Doenjang paste smells aggressive, there's no way around it, and I want you to respect that before you open the container in a small apartment kitchen with limited ventilation and a curious roommate.
The smell fades and deepens when it hits heat, which is the thing about fermented foods in general: they're doing something and they require a little trust. The pork belly goes in first, browns up in its own fat, and then the paste gets stirred into the rendered fat until it softens and turns a shade darker, and the kitchen begins to smell less alarming and more like something you would actually want to eat, which happens faster than you'd expect.
The fat it releases becomes the cooking medium for the doenjang, and a pale sear is a missed opportunity that you'll taste.
I added ramen noodles to this because I find rice somewhat passive in this context and noodles seem to actually participate.
The tofu takes on the broth like a sponge and the zucchini gets just soft enough without collapsing, and all of it lands in bowls that look brown and a little unassuming until you taste the first spoonful and realize the broth is doing something genuinely interesting on every part of your palate.
This is the kind of thing that people who say they don't like Korean food haven't tried yet, but I try not to be smug about it because that's not a good look.
Silken falls apart in the simmering broth and essentially disappears, which is a waste.
Firm holds its shape and actually absorbs the doenjang flavor.
Eat this with kkakdugi on the side if you can find it, because the cold, crunchy, pickled radish against the hot, deep broth is the kind of contrast that makes you want to keep eating even after you're technically done.
The paste does everything the broth needs without requiring you to build some elaborate stock from scratch, which feels like a very efficient form of ancient wisdom that got quietly preserved in ceramic jars on somebody's back porch.
I keep a tub of doenjang in my fridge now and I use it constantly, and I have never once had to explain it to anyone who's tasted it, which tells you more about the paste than I ever could.
Ingredients
- 8 oz pork belly, cut into 1-inch pieces
- 3 tablespoons doenjang (Korean fermented soybean paste)
- 4 cups anchovy-kelp broth (or low-sodium chicken broth)
- 1 cup firm tofu, cut into 1-inch cubes
- 1 medium zucchini, halved lengthwise and sliced into half-moons
- 4 oz fresh shiitake mushrooms, stems discarded, caps sliced
- 4 garlic cloves, minced
- 1 tablespoon gochugaru (Korean red pepper flakes)
- 1 teaspoon toasted sesame oil
- 2 teaspoons low-sodium soy sauce
- 8 oz dried ramen noodles (2 bricks, seasoning packets discarded)
- 2 green onions, thinly sliced (plus more for serving)
- Kosher salt, to taste
Preparation
- Make the anchovy-kelp broth if starting from scratch: combine 4 cups cold water, 5 dried anchovies (heads and guts removed), and a 4-inch piece of dried kelp in a medium saucepan.

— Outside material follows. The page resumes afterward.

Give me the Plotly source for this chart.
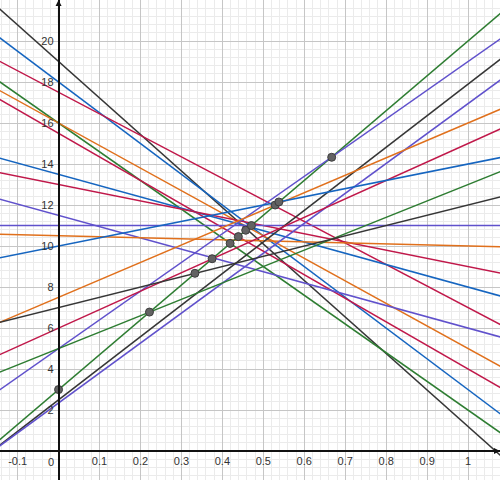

Bring to a simmer over medium heat, cook 10 minutes, then discard the solids and set the broth aside. Skip this step if using store-bought low-sodium chicken broth.
- Heat a medium Dutch oven or heavy pot over medium-high heat. Add the pork belly pieces and cook, turning occasionally, until browned on most sides, about 6-8 minutes. Remove excess rendered fat if needed, leaving about 1 tablespoon in the pot.
- Add the minced garlic and gochugaru to the pot and stir for 30 seconds until fragrant. Add the doenjang paste and stir to coat the pork. Cook 1-2 minutes, stirring frequently, until the paste darkens slightly and the fat turns deep orange.
- Pour in the anchovy-kelp broth and soy sauce. Bring to a boil, then reduce heat to a low simmer. Add the zucchini and shiitake mushrooms. Simmer uncovered for 15 minutes until the pork is tender and the vegetables are cooked through.
- Add the firm tofu cubes and stir gently. Simmer 3-4 more minutes until the tofu is heated through. Stir in the sesame oil. Taste and adjust seasoning with kosher salt if needed.
- While the stew finishes, bring a separate large pot of salted water to a boil. Cook the ramen noodles 2-3 minutes until just tender, then drain and rinse briefly under cool water.
- Divide the cooked noodles between bowls. Ladle the doenjang broth over the noodles, distributing pork, tofu, zucchini, and mushrooms evenly. Top with sliced green onions and serve immediately.